The show consists of three works. The most prominent is a leaf blower fixed on the wall in front of two fluorescent tubes, Post New Ryobi RESV2200T (2022), heavy and grey but gracefully quiet. It dangles as it would in any suburban shed, muted for most of its life from its urgent task of shifting leaves from one patch of path (the owner’s) to the next.
Dust Blaster (2022) is a revelation if you didn’t know that some people need dust blowers for the cracks between the keys on their computer’s keyboard. It is the source of the irritating whir, and it is plugged in to the gallerist’s computer via a USB extension cable. It is small and hangs at a hopeful tilt away from the wall, as though trying to grow to full tumescent prominence. Its visual rhyme with the larger leaf blower form invests its persistent emission with pathos.
Finally, half-hidden above the entrance is the discrete Lung (2022), a Dyson vacuum motor filter taken from the artist’s home vacuum and clogged with skin, dust and hair. Lung seems to be positioned to remind us, as we leave, of what we extrude. Our debris accumulates with the artist’s, and we discover—-abashedly—-that we have been breathing the air shared by this grubby object.
If the leaf-blower, Post New Ryobi, and desktop blower, Dust Blaster, are all too obvious symbols of hyper-commodified, reproductive labour, as Deidre Cannon points out in her catalogue essay, Lung provides an allegorical counterpoint, in Walter Benjamin’s sense. The varieties of suckers and blowers are like a vulgar stop along Benjamin’s ‘One Way Street’, where he finds the world laid bare in its “waste products”. Benjamin’s concept of the allegory destroys the shiny, unified image of the world.

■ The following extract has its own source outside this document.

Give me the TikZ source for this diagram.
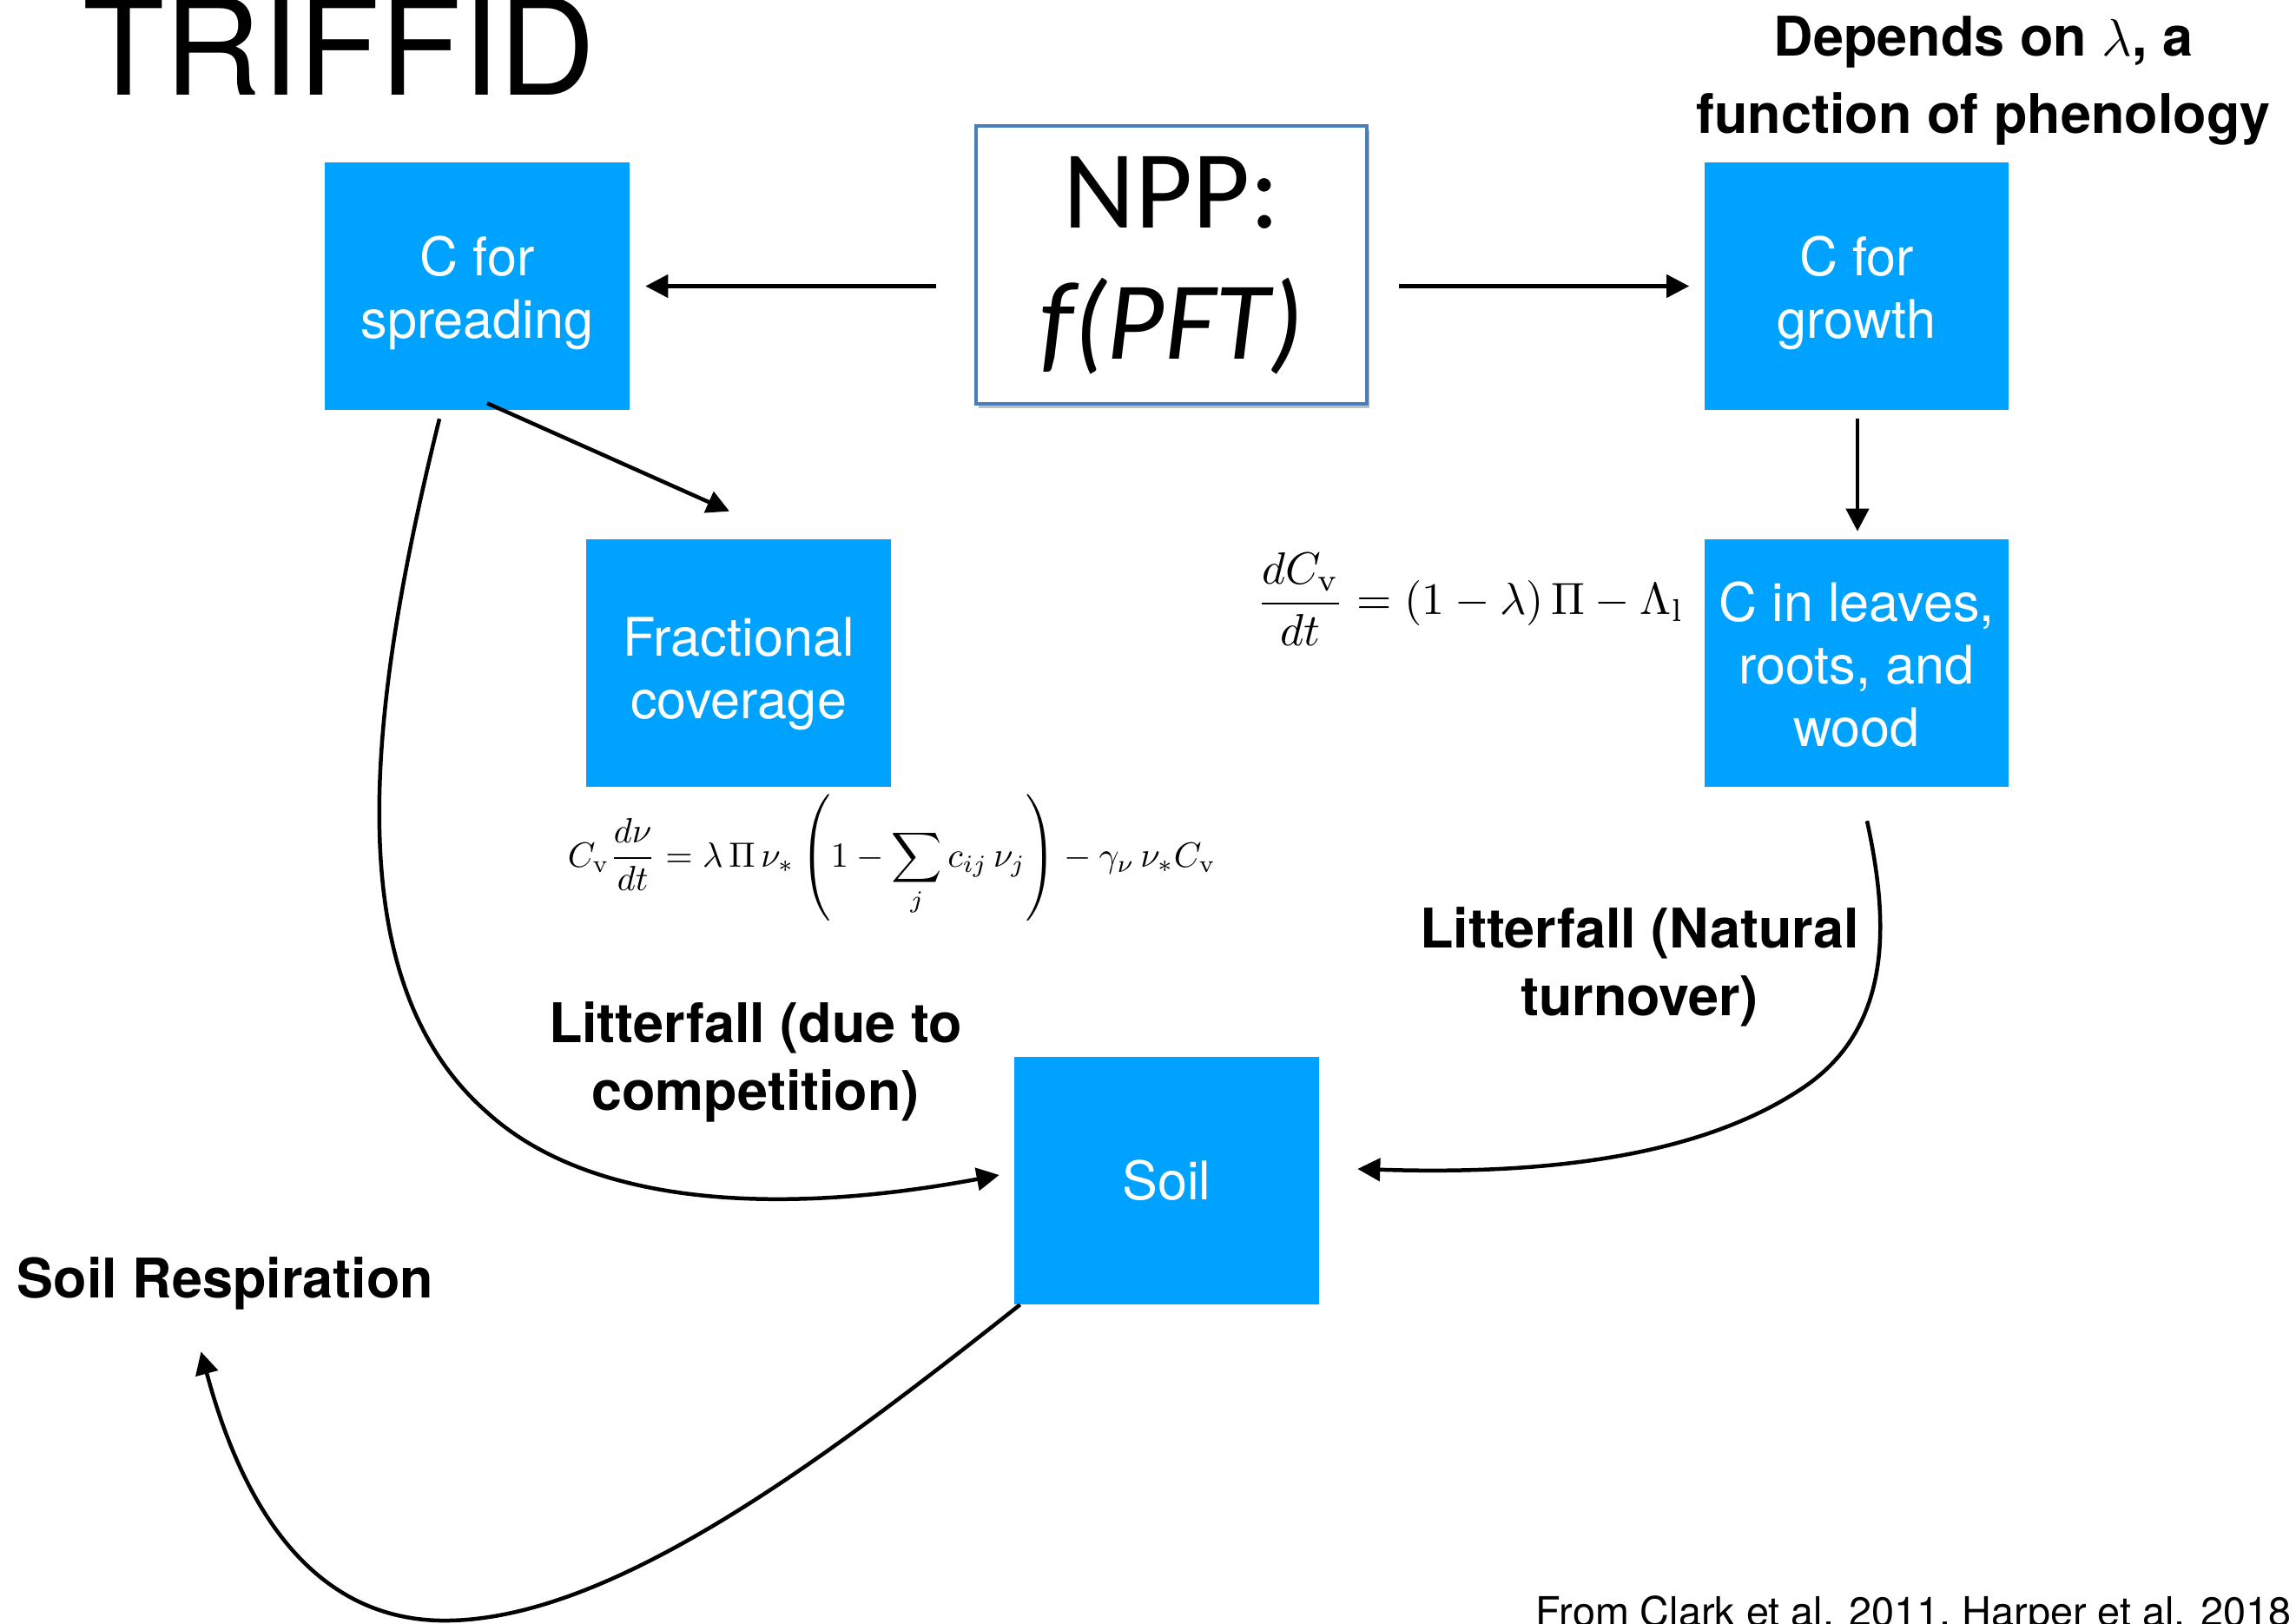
\documentclass[tikz,border=0pt]{standalone}
\usepackage[no-math]{fontspec}
\setmainfont{TeX Gyre Heros}
\newfontfamily\calibri{Carlito}
\usetikzlibrary{arrows.meta,calc,shadows}
\definecolor{boxblue}{HTML}{00A2FF}
\definecolor{nppborder}{HTML}{4A7EBB}
\newcommand{\padtop}[1]{\rule{0pt}{#1}}
\begin{document}
\begin{tikzpicture}[x=0.01cm,y=-0.01cm,
  bluebox/.style={fill=boxblue, draw=none, text=white, minimum width=3.5cm, minimum height=2.84cm, align=center, inner sep=0pt, font=\fontsize{17.4}{20.5}\selectfont},
  lbl/.style={font=\bfseries\fontsize{17.9}{22.2}\selectfont, align=center, inner sep=0pt},
  lblone/.style={font=\bfseries\fontsize{17.9}{22.2}\selectfont, inner sep=0pt},
  arr/.style={line width=0.045cm, -{Triangle[length=0.26cm,width=0.26cm]}},
]
\useasboundingbox (0,0) rectangle (2644,1870);

% title
\node[anchor=base west, inner sep=0pt, font=\fontsize{43.8}{50}\selectfont] (title) at (95,110) {TRIFFID};

% boxes
\node[bluebox] (spread) at (549.5,329.5) {\padtop{17.3pt}C for\\spreading};
\node[bluebox] (growth) at (2138,329.5) {\padtop{17.3pt}C for\\growth};
\node[bluebox] (frac) at (850.5,763.5) {\padtop{19.5pt}Fractional\\coverage};
\node[bluebox] (leaves) at (2138,763.5) {\padtop{13.8pt}C in leaves,\\roots, and\\wood};
\node[bluebox] (soil) at (1343.5,1359.5) {Soil};

% NPP box
\node[draw=nppborder, line width=0.04cm, fill=white, minimum width=4.5cm, minimum height=3.2cm,
  drop shadow={shadow xshift=0.03cm, shadow yshift=-0.05cm, opacity=0.25, fill=black}] (npp) at (1349,305) {};
\node[font=\calibri\fontsize{36.4}{43}\selectfont, align=center, inner sep=0pt] (npptext) at ($(npp.center)+(0,1)$) {NPP:\\\textit{f(PFT)}};

% labels
\node[lbl, font=\bfseries\fontsize{17.9}{25.3}\selectfont] (dep) at (2284,93) {Depends on $\lambda$, a\\function of phenology};
\node[lbl] (litc) at (870,1223) {Litterfall (due to\\competition)};
\node[lbl] (litn) at (1888,1113) {Litterfall (Natural\\turnover)};
\node[lblone, anchor=base west] (resp) at (19,1494) {Soil Respiration};
\node[anchor=base west, inner sep=0pt, font=\fontsize{13.3}{16}\selectfont] (cite) at (1768,1872) {From Clark et al. 2011, Harper et al. 2018};

% equations
\node (eq1) at (1027,988) {\resizebox{7.46cm}{!}{$\displaystyle C_{\mathrm{v}}\frac{d\nu}{dt} = \lambda\,\Pi\,\nu_{*}\left(1-\sum_{j} c_{ij}\,\nu_{j}\right) - \gamma_{\nu}\,\nu_{*} C_{\mathrm{v}}$}};
\node (eq2) at (1693,690) {\resizebox{4.92cm}{!}{$\displaystyle \frac{dC_{\mathrm{v}}}{dt} = (1-\lambda)\,\Pi - \Lambda_{\mathrm{l}}$}};

% connectors
\draw[arr] ($(npp.west|-spread.east)+(-44,0)$) -- ($(spread.east)+(18,0)$);
\draw[arr] ($(npp.east|-growth.west)+(35,0)$) -- ($(growth.west)+(-17,0)$);
\draw[arr] ($(spread.south)+(11.5,-8)$) -- ($(frac.north)+(-10.5,-32)$);
\draw[arr] ($(growth.south)+(1,10)$) -- ($(leaves.north)+(1,-9)$);
\draw[arr] ($(spread.south)+(-43.5,10)$) .. controls (420,830) and (390,1130) .. (560,1280)
  .. controls (680,1390) and (900,1400) .. ($(soil.west)+(-17,-6.5)$);
\draw[arr] ($(leaves.south)+(12,39)$) .. controls (2175,1060) and (2180,1180) .. (2080,1250)
  .. controls (1950,1340) and (1750,1352) .. ($(soil.east)+(44,-13.5)$);
\draw[arr] ($(soil.south west)+(7,0)$) .. controls (950,1680) and (700,1870) .. (506,1866)
  .. controls (340,1862) and (270,1700) .. ($(resp.south)+(-28,48)$);
\end{tikzpicture}
\end{document}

Attwood’s gesture of installing the leaf-blower on the wall de-functionalises it and exposes its flaccid impotence as a motor in the production of pointlessness.
In his ‘Arcades Project’, Benjamin observed that “the number of ‘hollowed-out’ things increases at a rate on a scale that was previously unknown, for technical progress is continually withdrawing newly introduced objects from circulation”. This, according to Benjamin, is the “dialectic of commodity production in advanced capitalism: the novelty of products—-as a stimulus to demand—-is accorded an unprecedented importance.”
No one wants a leaf blower. Leaf blowers fail to solve a non-problem. Worse than planned obsolescence, their production has nothing to do with genuine need. Like automated lawnmowers, they are for people who have not yet replaced their lawns with fake plastic grass. Husqvarna will sell you an automated lawn mower for anything upwards of $1,739. In this sense, they make plain the multitude of our failures: we do not know what to do with our debris other than blow it back and forth; we do not know what to do with our time other than do work-like activities as a form of leisure; we do not know what to do with ourselves, and it’s pathetic.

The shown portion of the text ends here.